“The researchers are bringing the image to a status of evidence,” says curator Diane Dufour. Her latest collation, Burden of Proof, investigates how forensic experts capture and display visual evidence, and the all important factor: how that imagery remains reliable.
“We are not questioning historical context of the case, nor whether the case was judged in a good or bad way, and we are not judging whether the person convicted was guilty. We are questioning the role of the forensic expert to present images as evidence.”
Throughout the eleven case studies of forensic visual evidence, this message is clear. Burden of Proof explores the objectivity and precision of forensic photography. Burden of Proof delving into its historical development and diverse innovations.
This reveals three main aspects of objective photography: invention, interpretation and presentation. Although these elements reside in the core of photography, the context of crime, war and politics that Burden of Proof delivers gives them paramount importance.
Bertillon’s metric photography, from the early 20th century, shows the innovation of the forensic photographer. His ‘overhead’ representations of crime scenes arrived after the wider recognition of witness bias and would foreshadow today’s 3D recreations. Elsewhere, War Seen From Above establishes the value of pioneering birds-eye-view photography for reviewing bomb-sites after attacks in 1914 Britain.
The Gaza Book of Destruction and the Drone Strike in Miransah evidence modern warfare. The former explains the importance of information behind imagery, with each entry containing data on the size of building and damaging artillery used. The latter showcases the invention of satellite-image stitching, used to gain proof of drone strikes in an otherwise media-ridden district.

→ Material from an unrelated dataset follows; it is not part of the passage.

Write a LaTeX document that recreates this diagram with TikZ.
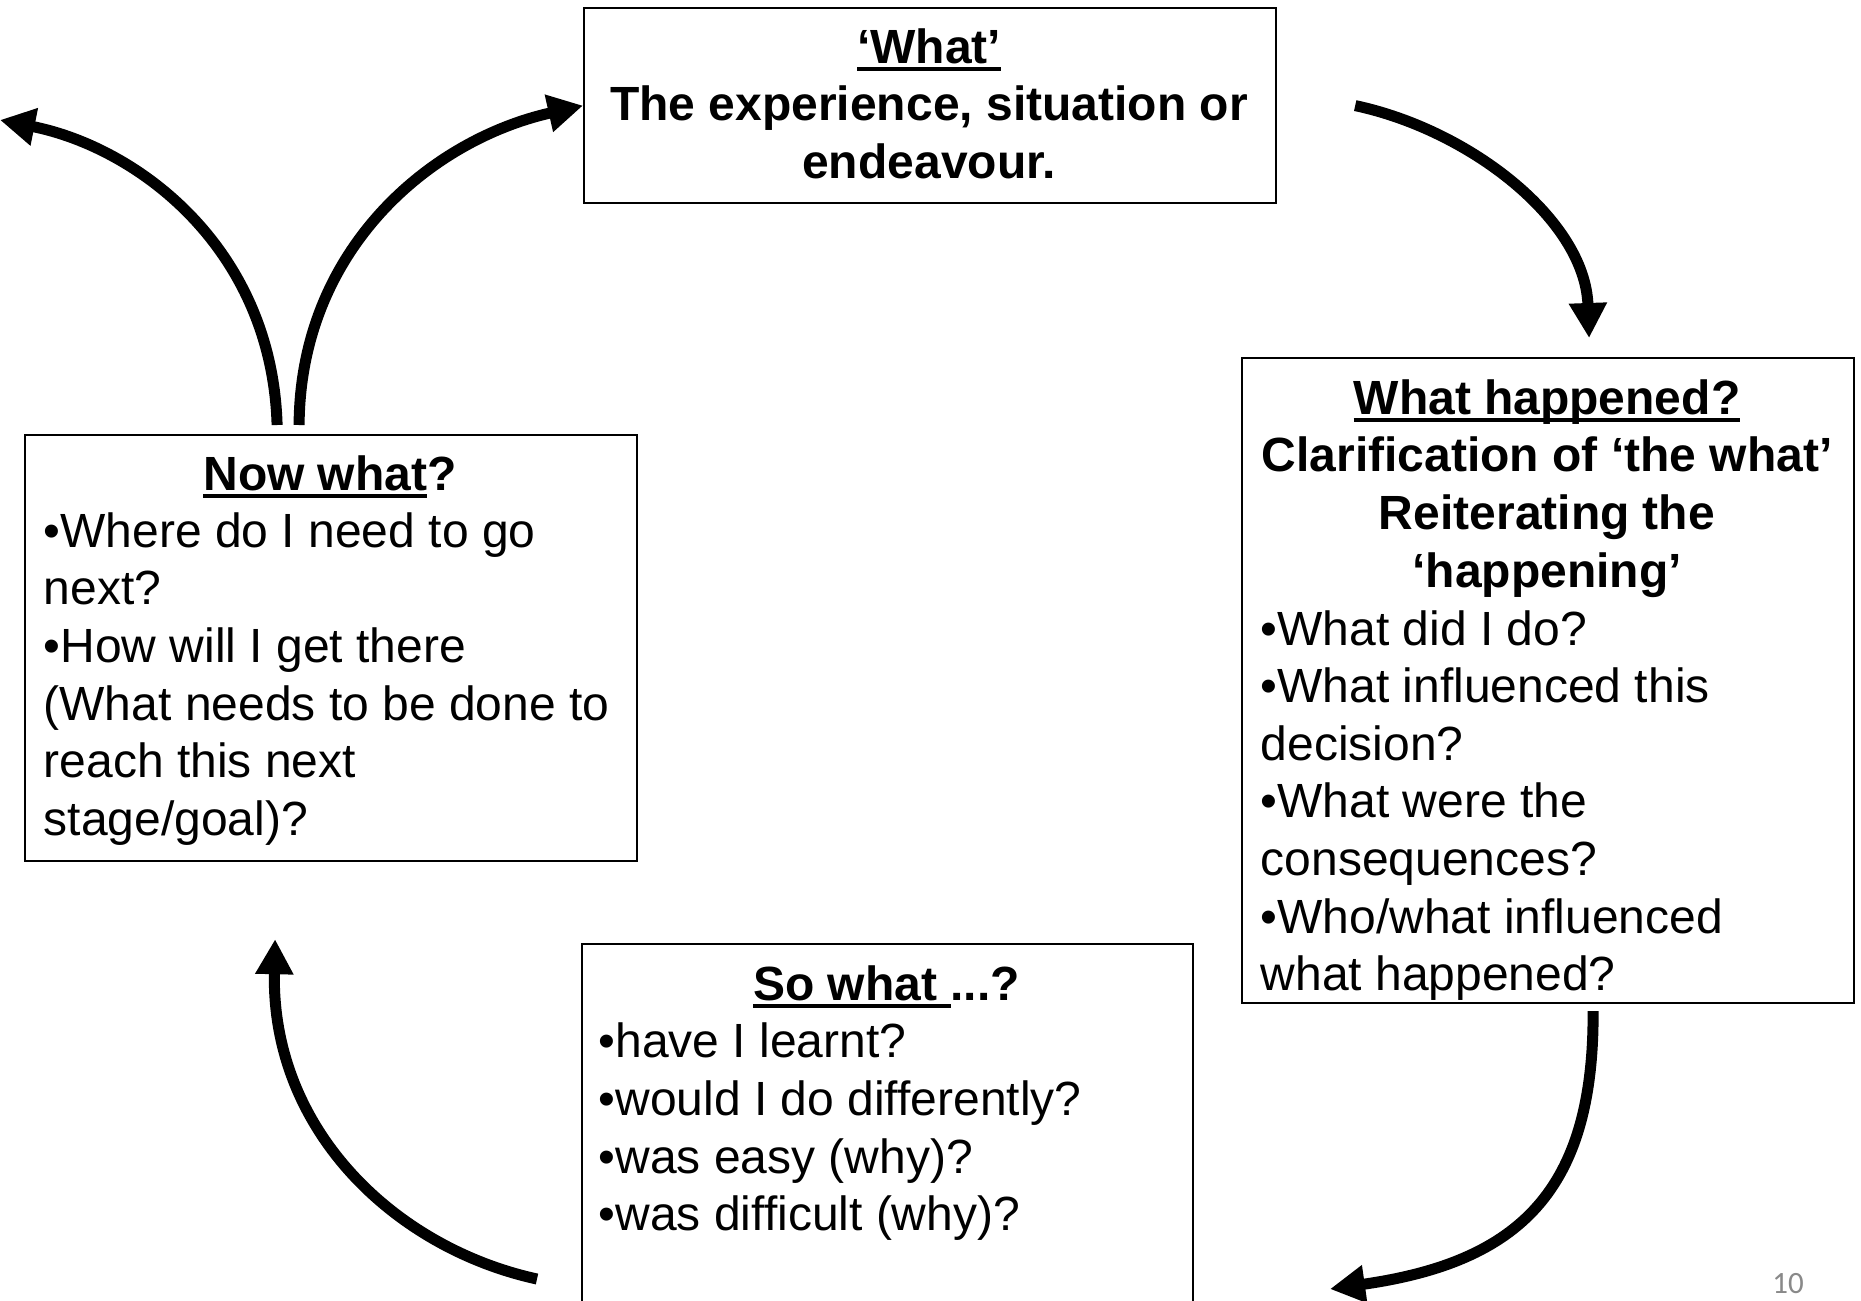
\documentclass[tikz,border=0pt]{standalone}
\usepackage{fontspec}
\setmainfont{Liberation Sans}
\newfontfamily\pgnumfont{Carlito}
\usetikzlibrary{arrows.meta}
\definecolor{pagegray}{RGB}{137,137,137}
\newcommand\myul[1]{\setbox0\hbox{#1}\rlap{\rule[-7.5pt]{\wd0}{3.5pt}}\box0}
\begin{document}
\begin{tikzpicture}[x=1pt,y=-1pt,
  box/.style={draw, line width=2.2pt, inner sep=0pt, anchor=north west},
  txt/.style={inner sep=0pt, font=\fontsize{48}{57.6}\selectfont},
  txtb/.style={inner sep=0pt, font=\fontsize{48}{57.6}\selectfont\bfseries},
  flow/.style={line width=11pt, -{Triangle[length=35pt,width=36pt]}}]
\useasboundingbox (0,0) rectangle (1861,1301);
% boxes
\node[box, minimum width=692pt, minimum height=195pt] (what) at (583,7) {};
\node[box, minimum width=612pt, minimum height=645pt] (whathap) at (1241,357) {};
\node[box, minimum width=612pt, minimum height=426pt] (nowwhat) at (24,434) {};
\node[box, minimum width=611pt, minimum height=420pt] (sowhat) at (581,943) {};
% texts
\node[txtb, align=center, anchor=north] (whatT) at (929,22.7)
  {\strut\myul{‘What’}\\The experience, situation or\\endeavour.};
\node[txtb, align=center, anchor=north] (whathapT) at (1547,373.7)
  {\strut\myul{What happened?}\\Clarification of ‘the what’\\Reiterating the\\‘happening’};
\node[txt, align=left, anchor=north west] (whathapB) at (1260.5,604.5)
  {\strut•What did I do?\\•What influenced this\\decision?\\•What were the\\consequences?\\•Who/what influenced\\what happened?};
\node[txtb, align=center, anchor=north] (nowwhatT) at (330,449.7)
  {\strut\myul{Now what}?};
\node[txt, align=left, anchor=north west] (nowwhatB) at (43.5,506.7)
  {\strut•Where do I need to go\\next?\\•How will I get there\\(What needs to be done to\\reach this next\\stage/goal)?};
\node[txtb, align=center, anchor=north] (sowhatT) at (886.5,959.7)
  {\strut\myul{So what }...?};
\node[txt, align=left, anchor=north west] (sowhatB) at (598.5,1017.3)
  {\strut•have I learnt?\\•would I do differently?\\•was easy (why)?\\•was difficult (why)?};
\node[font=\pgnumfont\fontsize{31}{32}\selectfont, text=pagegray, anchor=base, inner sep=0pt] (pg) at (1788,1293) {10};
% free ends
\coordinate (aEnd) at (0,120);
\coordinate (dEnd) at (1330,1289);
\coordinate (eStart) at (537,1279);
% connectors
\draw[flow] ([xshift=-54pt,yshift=9pt]nowwhat.north) .. controls (272,250) and (140,148) .. (aEnd);
\draw[flow] ([xshift=-32pt,yshift=9pt]nowwhat.north) .. controls (300,250) and (430,140) .. (what.west);
\draw[flow] ([xshift=78pt]what.east) .. controls (1470,130) and (1585,220) .. ([xshift=41pt,yshift=19pt]whathap.north);
\draw[flow] ([xshift=45pt,yshift=-7pt]whathap.south) .. controls (1594,1190) and (1520,1262) .. (dEnd);
\draw[flow] (eStart) .. controls (395,1248) and (271,1130) .. ([xshift=-56pt,yshift=-77pt]nowwhat.south);
\end{tikzpicture}
\end{document}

Great Terror in the USSR presents the portraits of sentenced and shot Soviets. These highlight the changing nature of visual interpretation: whilst the images were once used to file convicted ‘wrongdoers’, they now capture evidence of a sickening crime against humanity.
Chemist Rodolphe A. Reiss’s Traces, Marks and Prints show the scientific approach to forensic photography. By capturing the minute details of a crime scene, Reiss looked to uncover all which might otherwise go unmissed. “The camera sees and records everything”, was his undying interpretation.
In a era where images are circulated en-masse and with endlessly varied ramifications, Burden of Proof provides an enlightening insight into the various functions of photography in the objective, documentary sense. This is photography at its most practical: an application of invaluable importance that has given way to extensive surveillance, image-manipulation technology and much much more.